Mais les choses sont loin de s’arranger pour nos frères et sœurs. Au moment de terminer ces lignes, la communauté haïtienne au Chili est aux abois. Les formalités de régularisation se compliquent. Et sans les papiers légaux, il est difficile sinon impossible de trouver un emploi pour le mieux-être. Quant à ceux et celles se trouvant au Brésil, n’en parlons pas. Car je doute fort que l’arrivée de Jair Bolsonaro, connu pour ses déclarations racistes et xénophobes, leur apportera de bonnes nouvelles.
Ce que j’ai vécu et entendu me porte à certaines réflexions. Historiquement, l’Haïtien semble être un errant. Emmenés du fond du continent aux côtes africaines, nos ancêtres ont traversé l’océan enchaînés jusqu’à cette partie française de l’île d’Haïti. Contraints et obligés de se révolter, les promesses de l’indépendance n’ont pas été tenues. Tout au long de l’histoire d’Haïti, nous nous sommes éparpillés dans les Caraïbes, en République Dominicaine, en Amérique du Nord et jusqu’en Europe. Et quand les portes se sont closes, nous nous évertuons à chercher non pas des cieux plus cléments, mais tout simplement d’autres cieux, quel qu’ils soient. Car l’objectif de partir n’est pas celui d’un projet à construire, mais c’est celui d’un projet qui a échoué: 1804, la construction d’une société juste.

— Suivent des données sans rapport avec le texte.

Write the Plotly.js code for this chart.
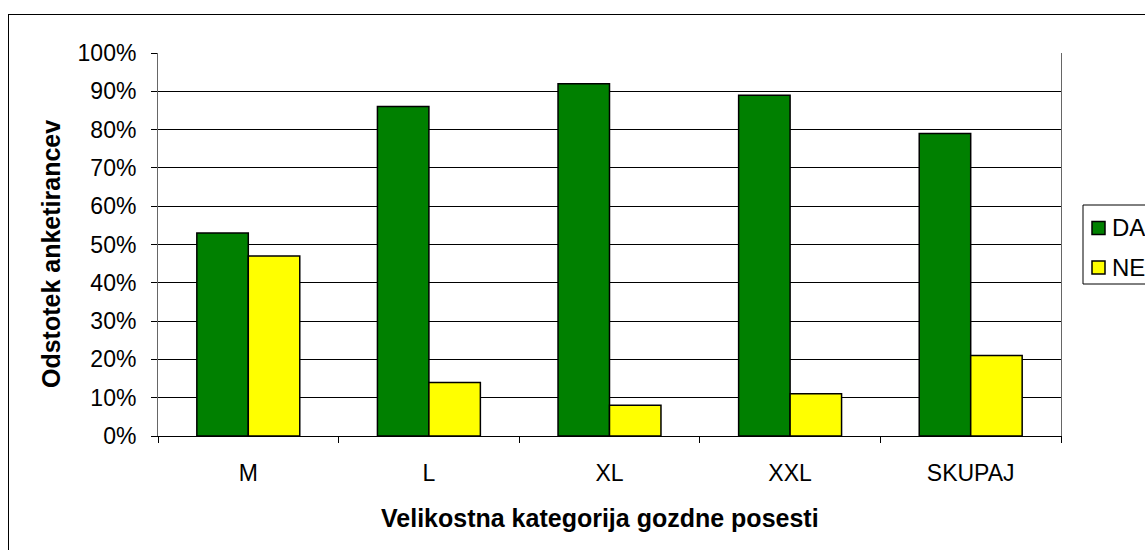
<!DOCTYPE html>
<html>
<head>
<meta charset="utf-8">
<script src="https://cdn.plot.ly/plotly-3.0.1.min.js"></script>
<style>
html,body{margin:0;padding:0;background:#fff;}
#wrap{position:relative;width:1145px;height:550px;overflow:hidden;}
#chart{width:1145px;height:550px;}
#frame{position:absolute;left:8px;top:14px;width:1300px;height:700px;border:1px solid #000;pointer-events:none;}
</style>
</head>
<body>
<div id="wrap"><div id="chart"></div><div id="frame"></div></div>
<script>
const categories = ["M", "L", "XL", "XXL", "SKUPAJ"];
const daValues = [0.53, 0.86, 0.92, 0.89, 0.79];
const neValues = [0.47, 0.14, 0.08, 0.11, 0.21];
const seriesNames = ["DA", "NE"];
const seriesColors = ["#008000", "#ffff00"];

const font = "Arial, 'Liberation Sans', sans-serif";
const W = 1145, H = 550, L = 158, R = 84, T = 53, B = 114;
const pw = W - L - R, ph = H - T - B;
const px = x => (x - L) / pw;
const py = y => (H - B - y) / ph;

const traces = [daValues, neValues].map((v, i) => ({
  type: "bar", x: categories, y: v, name: seriesNames[i],
  marker: {color: seriesColors[i], line: {color: "#000", width: 1.5}},
  showlegend: false, hoverinfo: "x+y"
}));

const shapes = [
  {type: "rect", xref: "paper", yref: "paper", x0: px(1083), x1: px(1160), y0: py(205), y1: py(284),
   line: {color: "#000", width: 1}, fillcolor: "#fff"}
];
const annotations = [
  {xref: "paper", yref: "paper", x: px(51), y: py(254), xanchor: "center", yanchor: "middle",
   text: "<b>Odstotek anketirancev</b>",
   textangle: -90, showarrow: false, font: {family: font, size: 25, color: "#000"}},
  {xref: "paper", yref: "paper", x: px(600), y: py(518), xanchor: "center", yanchor: "middle",
   text: "<b>Velikostna kategorija gozdne posesti</b>",
   showarrow: false, font: {family: font, size: 25, color: "#000"}}
];
seriesNames.forEach((n, i) => {
  const cy = 228 + i * 39.5;
  shapes.push({type: "rect", xref: "paper", yref: "paper", x0: px(1092), x1: px(1105), y0: py(cy - 6.5), y1: py(cy + 6.5),
    line: {color: "#000", width: 1.5}, fillcolor: seriesColors[i]});
  annotations.push({xref: "paper", yref: "paper", x: px(1110), y: py(cy), xanchor: "left", yanchor: "middle",
    text: n, showarrow: false, font: {family: font, size: 24, color: "#000"}});
});

const layout = {
  width: W, height: H,
  margin: {l: L, r: R, t: T, b: B, pad: 0},
  paper_bgcolor: "#fff", plot_bgcolor: "#fff",
  font: {family: font, size: 23, color: "#000"},
  barmode: "group", bargap: 0.43, bargroupgap: 0,
  xaxis: {
    type: "category", showline: true, linecolor: "#000", linewidth: 1,
    ticks: "outside", tickson: "boundaries", ticklen: 6, tickcolor: "#000",
    ticklabelstandoff: 16, showgrid: false, zeroline: false,
    tickfont: {family: font, size: 23, color: "#000"}
  },
  yaxis: {
    range: [0, 1], dtick: 0.1, tick0: 0, tickformat: ".0%",
    showline: true, mirror: true, linecolor: "#666", linewidth: 1,
    ticks: "outside", ticklen: 6, tickcolor: "#000",
    ticklabelstandoff: 10,
    showgrid: true, gridcolor: "#000", gridwidth: 1, zeroline: false,
    tickfont: {family: font, size: 23, color: "#000"}
  },
  shapes: shapes, annotations: annotations
};

Plotly.newPlot("chart", traces, layout, {displayModeBar: false, staticPlot: true});
</script>
</body>
</html>
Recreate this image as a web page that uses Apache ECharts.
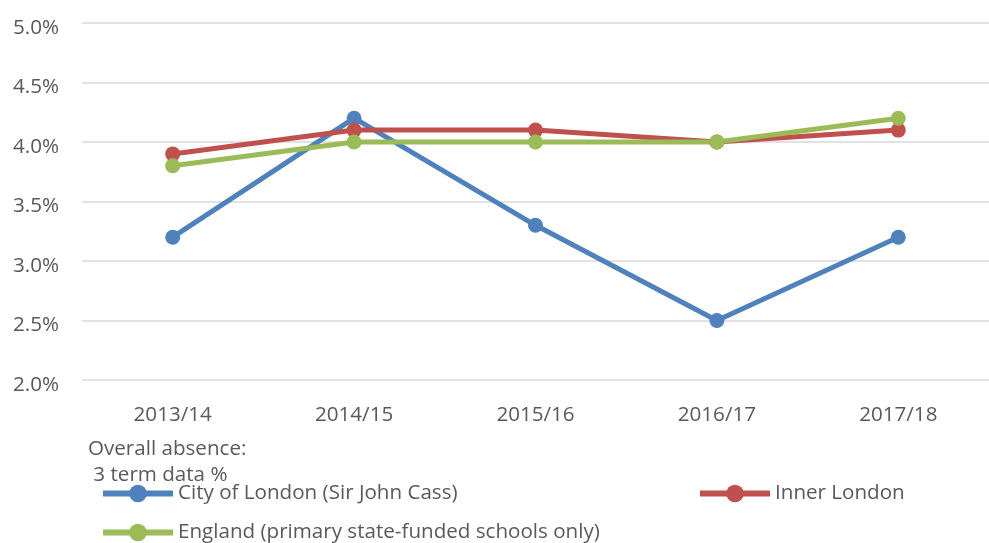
<!DOCTYPE html>
<html>
<head>
<meta charset="utf-8">
<script src="https://cdn.jsdelivr.net/npm/echarts@6/dist/echarts.min.js"></script>
<style>
html,body{margin:0;padding:0;background:#fff;}
#main{width:989px;height:543px;}
</style>
</head>
<body>
<div id="main"></div>
<script>
var years=['2013/14','2014/15','2015/16','2016/17','2017/18'];
var cityLondon=[3.2,4.2,3.3,2.5,3.2];
var innerLondon=[3.9,4.1,4.1,4.0,4.1];
var england=[3.8,4.0,4.0,4.0,4.2];
var names=['City of London (Sir John Cass)','Inner London','England (primary state-funded schools only)'];
var colors=['#4F81BD','#C0504D','#9BBB59'];

var font='"Open Sans", "Noto Sans", sans-serif';
var txtColor='#595959';

function mkLegend(name,left,top){
	return {
		data:[name],
		left:left,
		top:top,
		itemWidth:70,
		itemHeight:22,
		itemGap:0,
		padding:0,
		itemStyle:{borderWidth:0},
		lineStyle:{width:6},
		textStyle:{color:txtColor,fontSize:20.6,fontFamily:font,padding:[0,0,0,0]}
	};
}
function mkSeries(name,data,color){
	return {
		name:name,
		type:'line',
		data:data,
		symbol:'circle',
		symbolSize:15,
		lineStyle:{width:5,color:color},
		itemStyle:{color:color},
		animation:false
	};
}

var myChart=echarts.init(document.getElementById('main'));
var option={
	color:colors,
	grid:{left:82,top:23,width:915,height:357,containLabel:false},
	legend:[
		mkLegend(names[0],100,483),
		mkLegend(names[1],697,483),
		mkLegend(names[2],100,522)
	],
	graphic:[{
		type:'text',
		left:88,
		top:436,
		style:{text:'Overall absence:\n 3 term data %',fill:txtColor,font:'20.6px '+font,lineHeight:26}
	}],
	xAxis:{
		type:'category',
		data:years,
		axisLine:{show:false},
		axisTick:{show:false},
		axisLabel:{color:txtColor,fontSize:20.6,fontFamily:font,margin:25}
	},
	yAxis:{
		type:'value',
		min:2.0,
		max:5.0,
		interval:0.5,
		axisLine:{show:false},
		axisTick:{show:false},
		axisLabel:{color:txtColor,fontSize:20.6,fontFamily:font,margin:23,
			verticalAlign:'top',lineHeight:10,
			formatter:function(v){return v.toFixed(1)+'%';}},
		splitLine:{lineStyle:{color:'#D9D9D9',width:1.5}}
	},
	series:[
		mkSeries(names[0],cityLondon,colors[0]),
		mkSeries(names[1],innerLondon,colors[1]),
		mkSeries(names[2],england,colors[2])
	]
};
myChart.setOption(option);
</script>
</body>
</html>
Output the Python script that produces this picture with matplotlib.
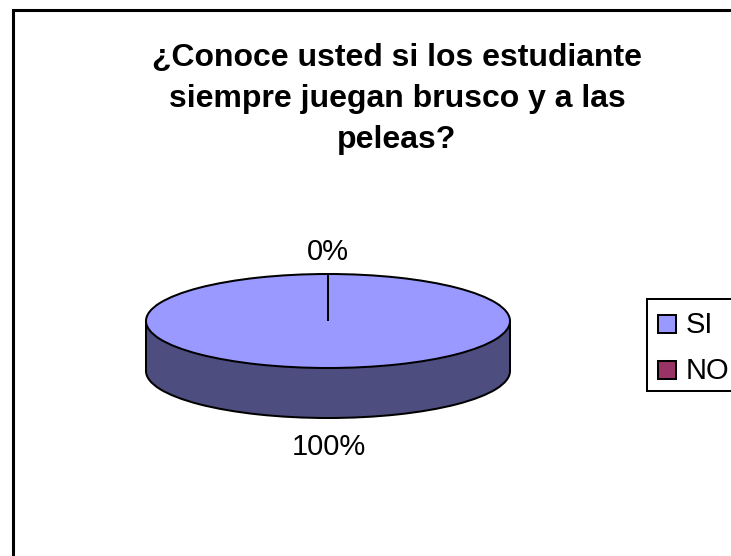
import matplotlib
matplotlib.use("Agg")
import matplotlib.pyplot as plt
from matplotlib.patches import Rectangle

plt.rcParams['font.family'] = ['Liberation Sans', 'DejaVu Sans']

# Data
categories = ["SI", "NO"]
values = [100, 0]
title = "¿Conoce usted si los estudiante\nsiempre juegan brusco y a las\npeleas?"
top_colors = ["#9999FF", "#993366"]
side_color = "#4D4D80"

W, H = 731, 556
lw = 1.45

fig = plt.figure(figsize=(W / 100, H / 100), dpi=100, facecolor="white")

# Pie axes: one unit is the ellipse radius, so the tilt comes from the limits
cx, cy, rx, ry, depth = 328, 321, 182, 47, 50
ax = fig.add_axes([0, 0, 1, 1])
ax.pie(values, colors=[side_color, side_color], startangle=90, center=(0, -depth / ry),
       wedgeprops={"edgecolor": "black", "linewidth": lw})
ax.add_patch(Rectangle((-1, -depth / ry), 2, depth / ry, facecolor=side_color, edgecolor="none", zorder=1.5))
ax.plot([-1, -1], [-depth / ry, 0], color="black", lw=lw, zorder=1.6)
ax.plot([1, 1], [-depth / ry, 0], color="black", lw=lw, zorder=1.6)
wedges, _ = ax.pie(values, colors=top_colors, startangle=90,
                   wedgeprops={"edgecolor": "black", "linewidth": lw})
for w in wedges:
    w.set_zorder(2)
ax.set_aspect("auto")
ax.set_xlim(-cx / rx, (W - cx) / rx)
ax.set_ylim((cy - H) / ry, cy / ry)
ax.axis("off")

# Overlay in pixel coordinates for frame, texts and legend
ov = fig.add_axes([0, 0, 1, 1])
ov.set_xlim(0, W)
ov.set_ylim(H, 0)
ov.axis("off")
ov.patch.set_alpha(0)

ov.plot([13, 13, W], [H, 10, 10], color="black", lw=2.2, solid_joinstyle="miter")

ov.text(397, 99, title, ha="center", va="center", fontsize=23, fontweight="bold",
        linespacing=1.47)

# pie labels
total = sum(values)
ov.text(328, 252, f"{values[1] / total:.0%}", ha="center", va="center", fontsize=21)
ov.text(329, 447, f"{values[0] / total:.0%}", ha="center", va="center", fontsize=21)

# legend, clipped by the right edge like the original
ov.add_patch(Rectangle((647, 299), 100, 92, facecolor="white", edgecolor="black", lw=lw))
for name, color, y in zip(categories, top_colors, [324, 370]):
    ov.add_patch(Rectangle((657.5, y - 9), 18, 18, facecolor=color, edgecolor="black", lw=lw))
    ov.text(686, y + 1, name, ha="left", va="center", fontsize=21)

fig.savefig("out.png", dpi=100)
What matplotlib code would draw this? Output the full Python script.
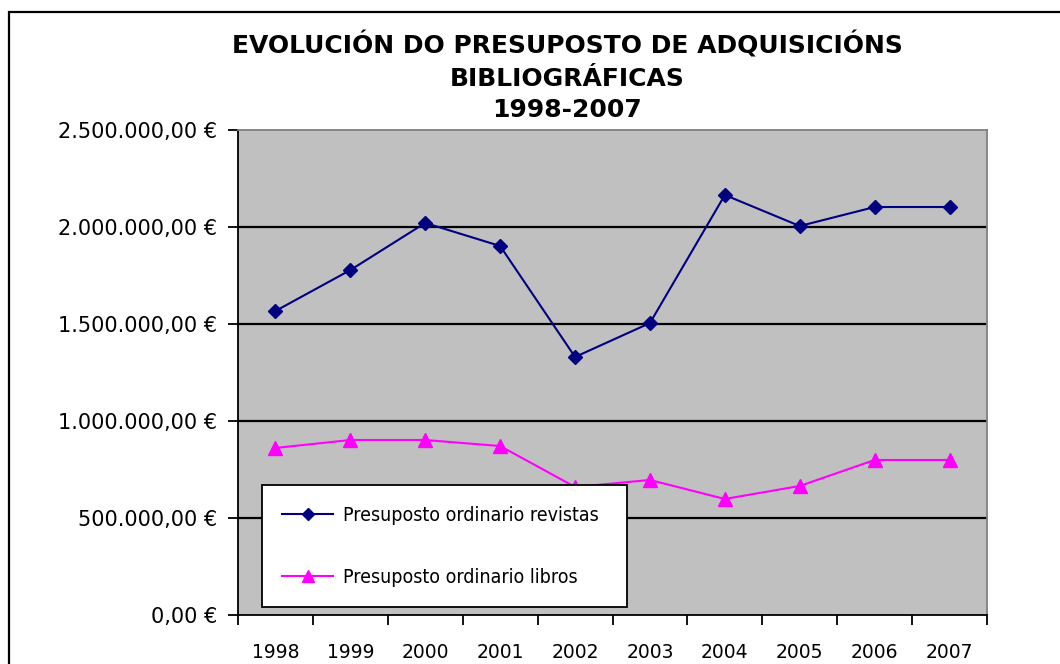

Comparativement à beaucoup d’autres mouvements migratoires de masse, nous ne pouvons réussir comme communauté dans d’autres communautés parce que la nôtre a échoué dans son propre espace géographique. Tout départ de masse ne peut que s’apparenter aux fuites de bandes d’esclaves qui vont se transformer en marrons, mais sans un projet constructif sinon celui de quitter l’atelier, Aujourd’hui, dans notre inconscient collectif, le pays constitue en soi un vaste atelier, voire une prison qu’il faudra quitter, fuir, sans pour autant essayer de se libérer. Nous générons ainsi des millions de victimes de l’illusion d’un mieux-être sous d’autres cieux, tandis qu’il faut construire un projet ici. Certains individus réussiront, mais la communauté échouera.
Le seul espoir est de penser et de construire un projet de société.